Let $S^m$ be the $m$-sphere and $H_*(S^m)$ be the homology coalgebra with field coefficient. Then what is the coproduct of $ H_*(S^m) $?
For $x$ the generator of $H_*(S^m)$, does $$ \Delta_*x=0? $$ or $$ \Delta_*x=1\otimes x+x\otimes 1? $$ How to compute?
With field coefficients $\Bbbk$ and a finite type space $X$ (i.e. all the homology groups are finite-dimensional), the homology coalgebra $H_*(X)$ is dual to the cohomology algebra $H^*(X)$ equipped with the cup product, see e.g. this answer by Ben Webster on MO. I'll try to write down all the details.
In the case of the sphere, if $1 \in H^0(S^m) \cong \Bbbk$ and $u \in H^m(S^m) \cong \Bbbk$ are generators of both vector spaces, then it's well known that: $$1 \smile 1 = 1, \; 1 \smile u = u \smile 1 = u, \;u \smile u = 0.$$ Suppose $x \in H_m(S^m)$ is dual to $u \in H^m(S^m)$, and denote by the same letter $1 \in H_0(S^m)$ the dual of $1 \in H^m(S^m)$. The coproduct $\Delta : H_*(S^m) \to H_*(S^m) \otimes H_*(S^m)$ is dual to the cup product $H^*(S^m) \otimes H^*(S^m) \to H^*(S^m)$ (using the Künneth isomorphism). For example $\Delta(x)$ is an element of $$\Delta(x) \in \left( H_*(S^m) \otimes H_*(S^m) \right)_m = H_0(S^m) \otimes H_m(S^m) \oplus H_m(S^m) \otimes H_0(S^m).$$ A basis of $H_0(S^m) \otimes H_m(S^m)$ is given by $\{1 \otimes x\}$, and a basis of $H_m(S^m) \otimes H_0(S^m)$ is given by $\{x \otimes 1\}$, so there are scalar $\lambda, \mu \in \Bbbk$ such that $\Delta(x) = \lambda \cdot (1 \otimes x) + \mu (x \otimes 1)$. Since $1 \smile u = u$, it follows that $$1 = \langle x, u \rangle = \langle x, 1 \smile u \rangle = \langle \lambda \cdot (1 \otimes x) + \mu (x \otimes 1), 1 \smile u \rangle = \lambda \cdot 1 + \mu \cdot 0 = \lambda$$ (recall that $x$ is the dual of $u$). Similarly $u \smile 1 = u$ so the coefficient $\mu$ in front of $x \otimes 1$ is $1$ too. It follows that $\Delta(x) = 1 \otimes x + x \otimes 1$. Similarly $\Delta(1) = 1 \otimes 1$.
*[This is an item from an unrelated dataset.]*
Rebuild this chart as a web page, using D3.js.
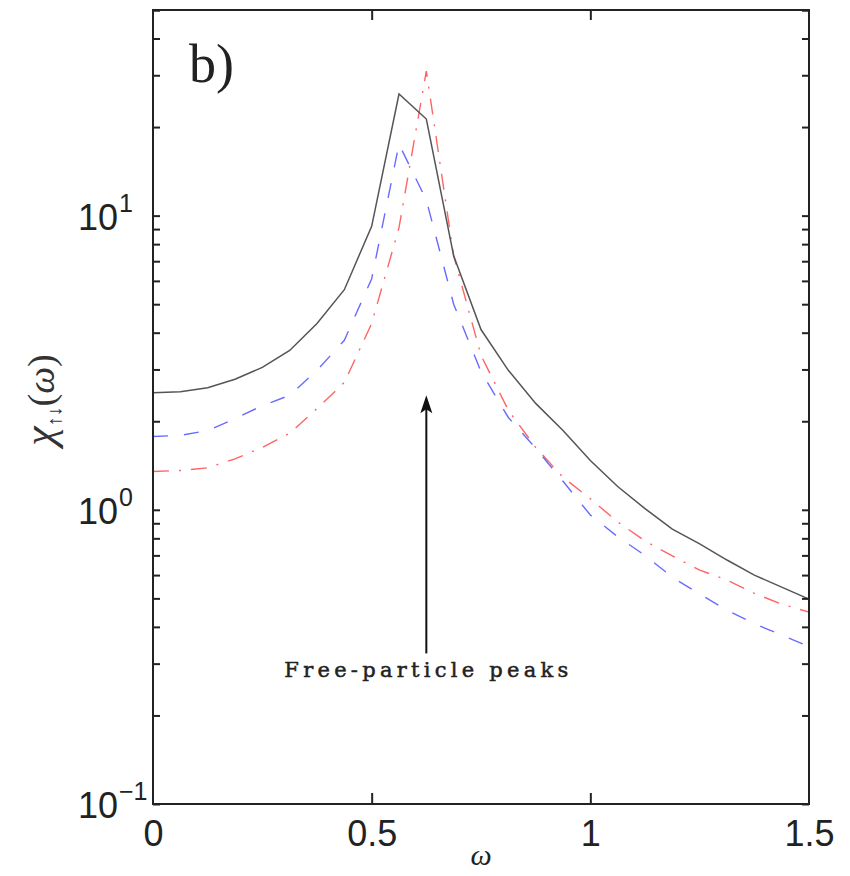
<!DOCTYPE html>
<html>
<head>
<meta charset="utf-8">
<script src="https://cdn.jsdelivr.net/npm/d3@7"></script>
<style>
  html, body { margin: 0; padding: 0; background: #fff; }
  svg { display: block; }
</style>
</head>
<body>
<svg id="chart" width="850" height="876"></svg>
<script>
// Frequency grid (omega) shared by all three response curves
const omega = [0, 0.0625, 0.125, 0.1875, 0.25, 0.3125, 0.375, 0.4375, 0.5, 0.5625, 0.625, 0.6875,
               0.75, 0.8125, 0.875, 0.9375, 1.0, 1.0625, 1.125, 1.1875, 1.25, 1.3125, 1.375, 1.4375, 1.5];

// chi_{up,down}(omega) for the three cases
const chiSolid = [2.50, 2.52, 2.60, 2.78, 3.05, 3.48, 4.30, 5.6, 9.2, 25.9, 21.3, 7.3,
                  4.1, 2.98, 2.30, 1.86, 1.47, 1.20, 1.01, 0.86, 0.766, 0.675, 0.60, 0.546, 0.497];
const chiDashed = [1.775, 1.79, 1.86, 2.04, 2.26, 2.45, 2.98, 3.77, 6.1, 17.5, 11.3, 5.0,
                   2.95, 2.06, 1.62, 1.25, 0.96, 0.81, 0.70, 0.59, 0.517, 0.456, 0.41, 0.375, 0.343];
const chiDashDot = [1.35, 1.36, 1.39, 1.49, 1.63, 1.82, 2.21, 2.71, 4.3, 9.1, 31, 7.3,
                    3.35, 2.18, 1.63, 1.29, 1.09, 0.91, 0.784, 0.697, 0.624, 0.577, 0.52, 0.478, 0.449];

// Axis ticks
const xTicks = [0, 0.5, 1, 1.5];
const xTickLabels = ["0", "0.5", "1", "1.5"];
const yDecades = [0.1, 1, 10];
const yDecadeExponents = ["\u22121", "0", "1"];

// Annotation: arrow marking the free-particle peaks
const arrowOmega = 0.625;
const arrowFrom = 0.325;
const arrowTo = 2.45;
const arrowLabel = "Free-particle peaks";
const arrowLabelLevel = 0.27;

const svg = d3.select("#chart");
const frame = { left: 153, right: 809, top: 10, bottom: 804 };

const x = d3.scaleLinear().domain([0, 1.5]).range([frame.left, frame.right]);
const y = d3.scaleLog().domain([0.1, 50]).range([frame.bottom, frame.top]);

// all log ticks (minor + major) inside the domain
const yAllTicks = [];
[0.1, 1, 10].forEach(d => { for (let k = 1; k <= 9; k++) { const v = d * k; if (v <= 50) yAllTicks.push(v); } });
yAllTicks.push(50);

const axisColor = "#222";
const tickFont = "'Liberation Sans', Arial, Helvetica, sans-serif";

// Curves
const line = (vals) => d3.line().x((d, i) => x(omega[i])).y(d => y(d))(vals);

const plot = svg.append("g");
plot.append("path").attr("d", line(chiDashDot))
  .attr("fill", "none").attr("stroke", "#ff6464").attr("stroke-width", 1.4)
  .attr("stroke-dasharray", "16,10,2,10");
plot.append("path").attr("d", line(chiDashed))
  .attr("fill", "none").attr("stroke", "#6a6aff").attr("stroke-width", 1.4)
  .attr("stroke-dasharray", "15,16");
plot.append("path").attr("d", line(chiSolid))
  .attr("fill", "none").attr("stroke", "#555").attr("stroke-width", 1.5);

// Ticks (inward, on all four sides)
function styleAxis(g) {
  g.select(".domain").remove();
  g.selectAll(".tick line").attr("stroke", axisColor).attr("stroke-width", 2);
}
svg.append("g").attr("transform", `translate(${frame.left},0)`)
  .call(d3.axisLeft(y).tickValues(yAllTicks).tickSize(-7).tickFormat(""))
  .call(styleAxis);
svg.append("g").attr("transform", `translate(${frame.right},0)`)
  .call(d3.axisRight(y).tickValues(yAllTicks).tickSize(-7).tickFormat(""))
  .call(styleAxis);

const xAxis = svg.append("g").attr("transform", `translate(0,${frame.bottom})`)
  .call(d3.axisBottom(x).tickValues(xTicks).tickSize(-11).tickPadding(16)
        .tickFormat((d, i) => xTickLabels[i]))
  .call(styleAxis);
xAxis.selectAll(".tick text").attr("font-family", tickFont).attr("font-size", 36).attr("fill", axisColor);
xAxis.selectAll(".tick").filter(d => d === 0 || d === 1.5).select("line").remove();

svg.append("g").attr("transform", `translate(0,${frame.top})`)
  .call(d3.axisTop(x).tickValues(xTicks.filter(d => d > 0 && d < 1.5)).tickSize(-10).tickFormat(""))
  .call(styleAxis);

// Frame
svg.append("rect").attr("x", frame.left).attr("y", frame.top)
  .attr("width", frame.right - frame.left).attr("height", frame.bottom - frame.top)
  .attr("fill", "none").attr("stroke", axisColor).attr("stroke-width", 2);

// Decade labels 10^n
yDecades.forEach((v, i) => {
  svg.append("text").attr("font-family", tickFont).attr("fill", axisColor)
    .attr("x", 118).attr("y", y(v) + 14).attr("text-anchor", "end").attr("font-size", 36)
    .text("10");
  svg.append("text").attr("font-family", tickFont).attr("fill", axisColor)
    .attr("x", 119).attr("y", y(v) - 4).attr("font-size", 25)
    .text(yDecadeExponents[i]);
});

// Panel tag
svg.append("text").attr("x", 189).attr("y", 82)
  .attr("font-family", "'Liberation Serif', 'Times New Roman', serif")
  .attr("font-size", 54).attr("fill", "#222").text("b)");

// Axis titles
svg.append("text").attr("x", x(0.75)).attr("y", 865)
  .attr("text-anchor", "middle")
  .attr("font-family", "'Liberation Serif', 'Times New Roman', serif")
  .attr("font-style", "italic").attr("font-size", 30).attr("fill", "#222").text("ω");

const yl = svg.append("text")
  .attr("transform", "translate(54,400) rotate(-90)")
  .attr("text-anchor", "middle")
  .attr("font-family", "'Liberation Serif', 'Times New Roman', serif")
  .attr("font-size", 38).attr("fill", "#333");
yl.append("tspan").attr("font-style", "italic").attr("font-size", 44).text("χ");
yl.append("tspan").attr("font-size", 20).attr("dy", 7).text("↑↓");
yl.append("tspan").attr("dy", -7).text("(");
yl.append("tspan").attr("font-style", "italic").text("ω");
yl.append("tspan").text(")");

// Arrow annotation
const ax = x(arrowOmega);
const tipY = y(arrowTo);
svg.append("line").attr("x1", ax).attr("x2", ax)
  .attr("y1", y(arrowFrom)).attr("y2", tipY + 10)
  .attr("stroke", "#111").attr("stroke-width", 2);
svg.append("path")
  .attr("d", `M${ax},${tipY} L${ax - 6},${tipY + 18} L${ax},${tipY + 14} L${ax + 6},${tipY + 18} Z`)
  .attr("fill", "#111");

svg.append("text").attr("x", ax).attr("y", y(arrowLabelLevel))
  .attr("text-anchor", "middle")
  .attr("font-family", "'DejaVu Serif', 'Liberation Serif', serif")
  .attr("font-size", 21).attr("fill", "#222")
  .attr("stroke", "#222").attr("stroke-width", 0.5)
  .attr("textLength", 284).attr("lengthAdjust", "spacing")
  .text(arrowLabel);
</script>
</body>
</html>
Note that $\Delta(x) = 0$ wasn't possible. The homology coalgebra is counital: there is a counit $\epsilon : H_*(X) \to \Bbbk$ (where $\Bbbk$ is concentrated in degree zero) such that for all $x$, if $\Delta(x) = \sum x_{(1)} \otimes x_{(2)}$, then $x = \sum \epsilon(x_{(1)}) x_{(2)} = \sum \epsilon(x_{(2)}) x_{(1)}$. This isn't possible if $\Delta(x) = 0$ (unless $x = 0$ itself). The counit is given here by $\epsilon(1) = 1$, $\epsilon(x) = 0$.